Unfairer Handel: Konzerne unterschreiben Selbstverpflichtung
Unfairen Geschäftspraktiken soll in Österreich jetzt stärker begegnet werden, darüber zeigten sich das Bundesministerium für Nachhaltigkeit und Tourismus (BMNT) und der Handelsverband bei einer Pressekonferenz einig. Einseitige und rückwirkende Änderungen von Vertragsbedingungen oder das Fordern von Zahlungen ohne entsprechende Gegenleistung sind nur zwei Beispiele für unfaire Geschäftspraktiken, die auch im Fairnesskatalog der Bundeswettbewerbsbehörde (BWB) gelistet werden.
„Der Kampf gegen unfaire Geschäftspraktiken hat für mich höchste Priorität. Es ist mir ein persönliches Anliegen, die Stellung der Bäuerinnen und Bauern in der Lebensmittelwertschöpfungskette zu stärken. Denn nur mit fairen Preisen können wir die wirtschaftliche Situation unserer bäuerlichen Familienbetriebe in Zukunft stärken“, stellte Bundesministerin Elisabeth Köstinger klar. Ein Ungleichgewicht zwischen der Landwirtschaft, den Verarbeitern und dem Handel herrsche nicht nur in Österreich. Daher werde unter der österreichischen EU-Ratspräsidentschaft auch die Richtlinie gegen unfaire Geschäftspraktiken auf europäischer Ebene finalisiert. „Wir wollen Vorreiter in Europa im Kampf gegen unfaire Geschäftspraktiken sein“, so Köstinger.
Die Unternehmen Rewe International AG, Spar AG, Hofer KG, Lidl Österreich GmbH, Metro Österreich GmbH und Unimarkt Handelsgesellschaft m.b.H. & Co. KG verpflichten sich mit der Unterzeichnung der Selbstverpflichtungserklärung zur Wahrung unternehmerischen Wohlverhaltens. „Wir stehen für das konstruktive Miteinander zwischen allen Partnern der Wertschöpfungskette und insbesondere mit den landwirtschaftlichen Vertretern, die für den heimischen Handel ganz entscheidend sind“, zeigt sich Frank Hensel, der Vizepräsident des Handelsverbandes, erfreut. „Wir setzen seit Jahren auf enge und langfristige Partnerschaften mit der österreichischen Landwirtschaft.

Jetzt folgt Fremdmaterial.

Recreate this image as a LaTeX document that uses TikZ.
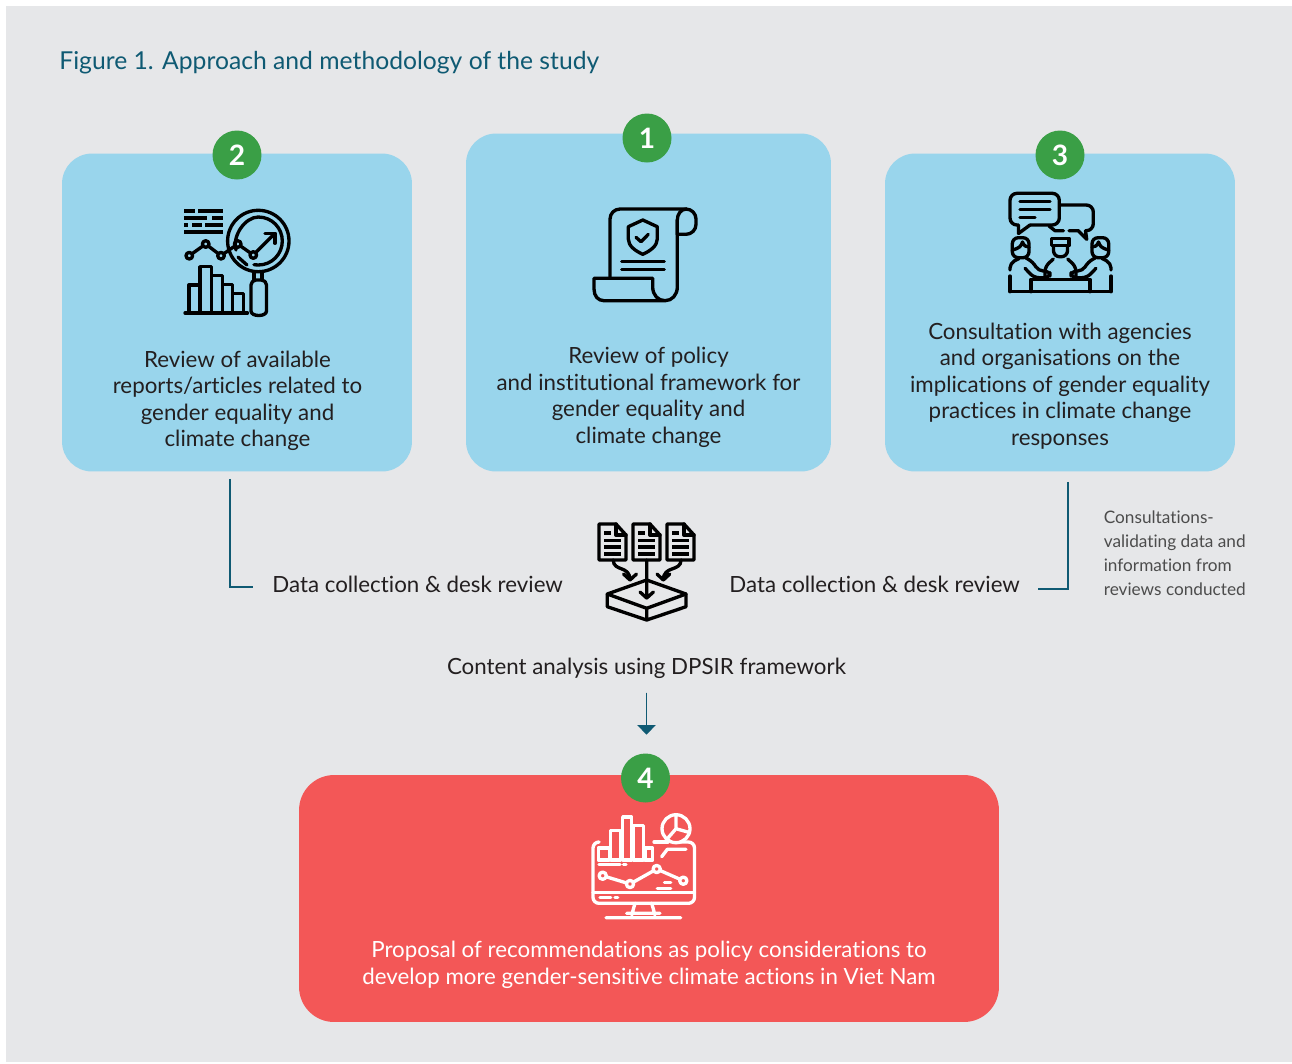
\documentclass[tikz,border=0pt]{standalone}
\usepackage{fontspec}
\setmainfont{Lato}[Ligatures=NoCommon]
\usetikzlibrary{positioning, arrows.meta, calc}
\definecolor{pagegray}{HTML}{E6E7E9}
\definecolor{cardblue}{HTML}{99D5EC}
\definecolor{cardred}{HTML}{F35757}
\definecolor{badgegreen}{HTML}{3A9F46}
\definecolor{teal}{HTML}{0F5A73}
\definecolor{bodytext}{HTML}{231F20}
\tikzset{
    bluecard/.style={fill=cardblue, rounded corners=0.6cm, minimum width=7cm, minimum height=6.36cm, inner sep=0pt},
    badge/.style={circle, fill=badgegreen, minimum size=0.98cm, inner sep=0pt, text=white, font=\fontsize{16}{18}\selectfont\bfseries},
    cardtext/.style={align=center, text=bodytext, font=\fontsize{12.7}{15.1}\selectfont},
    flowtext/.style={text=bodytext, font=\fontsize{12.7}{15.1}\selectfont, inner sep=0pt},
    flowline/.style={draw=teal, line width=0.6pt},
    iconline/.style={line width=1.9pt, line join=round, line cap=round},
}
\begin{document}
\begin{tikzpicture}[x=0.02cm, y=-0.02cm]
    \useasboundingbox (0,0) rectangle (1292,1063);
    \fill [pagegray] (6,6) rectangle (1292,1062);
    \node (title) [anchor=west, inner sep=0pt, text=teal, font=\fontsize{14.05}{17}\selectfont] at (59,63) {Figure 1. Approach and methodology of the study};

    % cards
    \node (card2) [bluecard] at (237,312.5) {};
    \node (card1) [bluecard, minimum width=7.3cm, minimum height=6.76cm] at (648.5,302.5) {};
    \node (card3) [bluecard] at (1060,312.5) {};
    \node (card4) [fill=cardred, rounded corners=0.7cm, minimum width=14cm, minimum height=4.94cm, inner sep=0pt] at (649,898.5) {};

    \node (badge2) [badge] at (237,155) {2};
    \node (badge1) [badge] at (647,138) {1};
    \node (badge3) [badge] at (1060,155) {3};
    \node (badge4) [badge] at (645.5,778) {4};

    \node (text2) [cardtext] at (237.5,401) {Review of available\\reports/articles related to\\gender equality and\\climate change};
    \node (text1) [cardtext] at (648.5,397.5) {Review of policy\\and institutional framework for\\gender equality and\\climate change};
    \node (text3) [cardtext] at (1060,386) {Consultation with agencies\\and organisations on the\\implications of gender equality\\practices in climate change\\responses};
    \node (text4) [cardtext, text=white] at (649,965) {Proposal of recommendations as policy considerations to\\develop more gender-sensitive climate actions in Viet Nam};

    % middle row
    \node (leftlabel) [flowtext, anchor=west] at (272,584) {Data collection \& desk review};
    \node (rightlabel) [flowtext, anchor=west] at (729,584) {Data collection \& desk review};
    \node (sidenote) [anchor=west, align=left, inner sep=0pt, text=black!70, font=\fontsize{9.8}{13.6}\selectfont] at (1103.5,553) {Consultations-\\validating data and\\information from\\reviews conducted};
    \node (analysis) [flowtext] at (646.5,668) {Content analysis using DPSIR framework};

    \draw [flowline] ([xshift=-0.14cm, yshift=-0.14cm]card2.south) |- ([xshift=-0.38cm, yshift=-0.06cm]leftlabel.west);
    \draw [flowline] ([xshift=0.16cm, yshift=-0.2cm]card3.south) |- ([xshift=0.36cm, yshift=-0.1cm]rightlabel.east);
    \draw [flowline, -{Triangle[length=5.5pt, width=10.5pt]}, fill=teal] ([yshift=-0.28cm]analysis.south) -- ([yshift=0.37cm]analysis.south |- badge4.north);

    % icon of card 2
    \foreach \xa/\xb/\ya in {184/195/211, 198/223/211, 184/207/218, 212/223/218, 184/188/225, 192/202/225, 205/223/225, 184/223/232}
        \draw [line width=1.9pt] (\xa,\ya) -- (\xb,\ya);
    \draw [iconline] (189.3,255.7) -- (205.7,244) -- (221,255.7) -- (237.7,244) -- (253.3,255) -- (275,233.3);
    \draw [iconline] (265,233.3) -- (275,233.3) -- (275,243.3);
    \foreach \xa/\ya in {189.3/255.7, 205.7/244, 221/255.7, 237.7/244, 253.3/255}
        \filldraw [iconline, fill=cardblue] (\xa,\ya) circle [radius=3.3];
    \draw [iconline] (258.3,241) circle [radius=30.7];
    \draw [iconline] (236,250) .. controls (232,236) and (245,217) .. (258.3,217) .. controls (272,217) and (282.3,228) .. (282.3,241) .. controls (282.3,254) and (272,265) .. (258.3,265) -- (254,264.7);
    \draw [iconline] (247,265) -- (238,257);
    \draw [iconline] (254,272) -- (254,280) (262,272) -- (262,280);
    \draw [iconline, rounded corners=0.1cm] (251,280) -- (266.5,280) -- (266.5,306) .. controls (266.5,317) and (251,317) .. (251,306) -- cycle;
    \foreach \xa/\xb/\ya in {189/200/285, 200/211.7/266.7, 211.7/222.3/275.7, 222.3/232.7/284.3, 232.7/243.3/293.3}
        \draw [iconline] (\xa,313) rectangle (\xb,\ya);
    \draw [iconline] (185,313) -- (247.5,313);

    % icon of card 1
    \draw [iconline, rounded corners=0.2cm] (610,277.7) -- (610,209) -- (696,209) -- (696,234.3) -- (677.3,234.3);
    \draw [iconline] (677.3,234.3) -- (677.3,220) .. controls (677.3,214) and (681,209) .. (686.7,209);
    \draw [iconline] (677.3,220) -- (677.3,287) .. controls (677.3,295) and (672,300.7) .. (665,300.7) .. controls (658,300.7) and (652.7,295) .. (652.7,287) -- (652.7,278.3) -- (594,278.3) -- (594,289) .. controls (594,296) and (598,300.7) .. (604,300.7) -- (665,300.7);
    \draw [iconline] (642.8,220) -- (657.3,226.7) -- (657.3,239) .. controls (657.3,246) and (650,251) .. (642.8,254.3) .. controls (635.5,251) and (628.3,246) .. (628.3,239) -- (628.3,226.7) -- cycle;
    \draw [iconline] (636,237.3) -- (641,241.7) -- (648.3,234.3);
    \draw [iconline] (621.7,261.7) -- (664.3,261.7) (621.7,269.7) -- (664.3,269.7);

    % icon of card 3
    \draw [iconline, rounded corners=0.14cm] (1018,225) -- (1010,225) -- (1010,193.3) -- (1059.3,193.3) -- (1059.3,225) -- (1030,225);
    \draw [iconline] (1030,225) -- (1018.5,233.5) -- (1018.5,225);
    \draw [iconline] (1020,201.7) -- (1050,201.7) (1020,209.3) -- (1050,209.3) (1020,217.3) -- (1035,217.3);
    \draw [iconline, rounded corners=0.14cm] (1060,205) -- (1093.3,205) -- (1093.3,230.7) -- (1085.5,230.7);
    \draw [iconline] (1085.5,230.7) -- (1086.7,239.3) -- (1078.3,230.7) -- (1069,230.7) (1063.5,230.7) -- (1055,230.7) -- (1049,226);
    % the two outer people are mirror images
    \foreach \sx/\dx in {1/0, -1/2121} {
        \begin{scope}[shift={(\dx,0)}, xscale=\sx]
        \draw [iconline, rounded corners=0.12cm] (1024,257.7) -- (1029,257.7) -- (1029,237.7) -- (1012.3,237.7) -- (1012.3,257.7) -- (1024,257.7);
        \draw [iconline] (1012.3,250) .. controls (1020,248) and (1021,246) .. (1022.5,242) .. controls (1024,246) and (1026,247) .. (1029,247);
        \draw [iconline, rounded corners=0.1cm] (1010,270) -- (1010,263) -- (1019,258.5);
        \draw [iconline, rounded corners=0.1cm] (1026,258) -- (1033,262) -- (1038.3,271) -- (1050,271) -- (1050,277.7) -- (1034,277.7) -- (1025,268.3);
        \draw [iconline, rounded corners=0.1cm] (1045,276) -- (1045,266.7) -- (1053.3,259);
        \draw [iconline] (1010,276) -- (1010,291.7);
        \end{scope}
    }
    \draw [iconline] (1051.7,245.7) -- (1051.7,238.3) -- (1069,238.3) -- (1069,245.7) -- cycle;
    \draw [iconline, rounded corners=0.12cm] (1053.5,246) -- (1053.5,256.7) -- (1067.5,256.7) -- (1067.5,246);
    \draw [iconline] (1010,291.7) -- (1111,291.7) (1031,291.7) -- (1031,279.3) -- (1090,279.3) -- (1090,291.7);

    % icon of the middle row
    \foreach \xa in {599,633,667} {
        \draw [iconline] (\xa,524) -- (\xa+17,524) -- (\xa+27,535) -- (\xa+27,560) -- (\xa,560) -- cycle;
        \draw [iconline] (\xa+17,524) -- (\xa+17,535) -- (\xa+27,535);
        \draw [line width=1.9pt] (\xa+5,533) -- (\xa+12,533) (\xa+5,540.5) -- (\xa+22,540.5) (\xa+5,547) -- (\xa+22,547) (\xa+5,554) -- (\xa+22,554);
    }
    \draw [iconline] (646.7,560) -- (646.7,598) (640,592) -- (646.7,598) -- (653.4,592);
    \draw [iconline] (613.3,560) .. controls (613.3,572) and (630,565) .. (630,580) (623.5,574) -- (630,580) -- (636.5,574);
    \draw [iconline] (681,560) .. controls (681,572) and (663.3,565) .. (663.3,580) (657,574) -- (663.3,580) -- (669.8,574);
    \draw [iconline] (607.3,594) -- (646.7,580) -- (686,594) -- (646.7,608.3) -- cycle;
    \draw [iconline] (607.3,594) -- (607.3,606.7) -- (646.7,620) -- (686,606.7) -- (686,594) (646.7,608.3) -- (646.7,620);

    % icon of card 4
    \begin{scope}[white]
    \draw [iconline, rounded corners=0.12cm] (598,842) -- (593,842) -- (593,903.3) -- (694.5,903.3) -- (694.5,842) -- (680,842);
    \draw [iconline] (654,842) -- (668,842);
    \draw [iconline] (593,892.7) -- (694.5,892.7);
    \foreach \xa/\xb/\ya in {598.3/609.3/848, 610.7/620.7/830.3, 622.7/631.7/817, 633.3/643.3/825.3, 645/652.7/848}
        \draw [iconline] (\xa,860) rectangle (\xb,\ya);
    \draw [iconline] (676,828.7) circle [radius=14];
    \draw [iconline] (676,815) -- (676,828.7) -- (689.5,832.5) (676,828.7) -- (667.5,838.5);
    \draw [iconline] (661.7,856.7) -- (667.3,849.3) -- (686,849.3);
    \draw [iconline] (599,864.5) -- (620,864.5) (623.5,864.5) -- (626,864.5) (600,897.7) -- (610.7,897.7) (615,897.7) -- (617.7,897.7);
    \draw [iconline] (602.7,875.7) -- (630,884) -- (656.7,869) -- (683.3,880.7);
    \foreach \xa/\ya in {602.7/875.7, 630/884, 656.7/869, 683.3/880.7}
        \filldraw [iconline, fill=cardred] (\xa,\ya) circle [radius=3.6];
    \draw [iconline] (664.5,882.3) -- (670.7,882.3) (657.3,888.3) -- (670.7,888.3);
    \draw [iconline] (635,903.3) -- (631.7,915) (651.7,903.3) -- (655,915) (626.7,913.3) -- (660,913.3) (606,917.7) -- (680.7,917.7);
    \end{scope}
\end{tikzpicture}
\end{document}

Die unterzeichnenden Unternehmen sichern ihre umfassende Kooperationsbereitschaft zur Etablierung einer weisungsfreien Ombudsstelle zu. Diese wurde vom Bundesministerium für Nachhaltigkeit und Tourismus gemeinsam mit dem Handelsverband konzipiert. „Dort, wo klare Regeln gelten, muss es auch Kontrolle geben. Diese Ombudsstelle soll vor allem den landwirtschaftlichen Sektor abdecken“, skizzierte Köstinger die nächsten Schritte.
Die Ombudsstelle müsse gesetzlich verankert sein und ihre Aufgaben werden klar festgelegt. Dazu zählen die anonyme Beratung, die rechtliche Aufklärung sowie der Informationsaustausch und die Mediation. An diese Stelle können sich betroffene Personen, insbesondere Bäuerinnen und Bauern, aber auch Erzeugerorganisationen und Unternehmen in Zukunft anonym wenden.
„Durch die Selbstverpflichtungserklärung wurde der Fairnesskatalog der BWB zu einer Branchenvereinbarung weiterentwickelt. Dadurch wird das Gemeinsame, das Miteinander zwischen Landwirtschaft und Handel, auf eine neue Ebene gehoben. Mit der Einrichtung der Ombudsstelle wird auch ein ‚Missing Link‘ zwischen Rechtsprechung und dem bestehenden Whistleblower-System der BWB geschlossen, um die Mediation als Instrument der außergerichtlichen Kommunikation auf Augenhöhe anzubieten. Damit sind wir europaweit Vorreiter und Musterbeispiel“, zeigte sich Rainer Will, der Geschäftsführer des Handelsverbandes, über den gemeinsamen Weg erfreut. Zusätzlich wird es einen jährlichen öffentlichen Bericht geben, der unter anderem Arten und Anzahl der eingelangten validen Fälle auflistet. „Es muss ersichtlich sein, wo der Schuh drückt, um gemeinsam Schritte ergreifen zu können und unfairen Geschäftspraktiken einen Riegel vorzuschieben“, unterstrich Köstinger.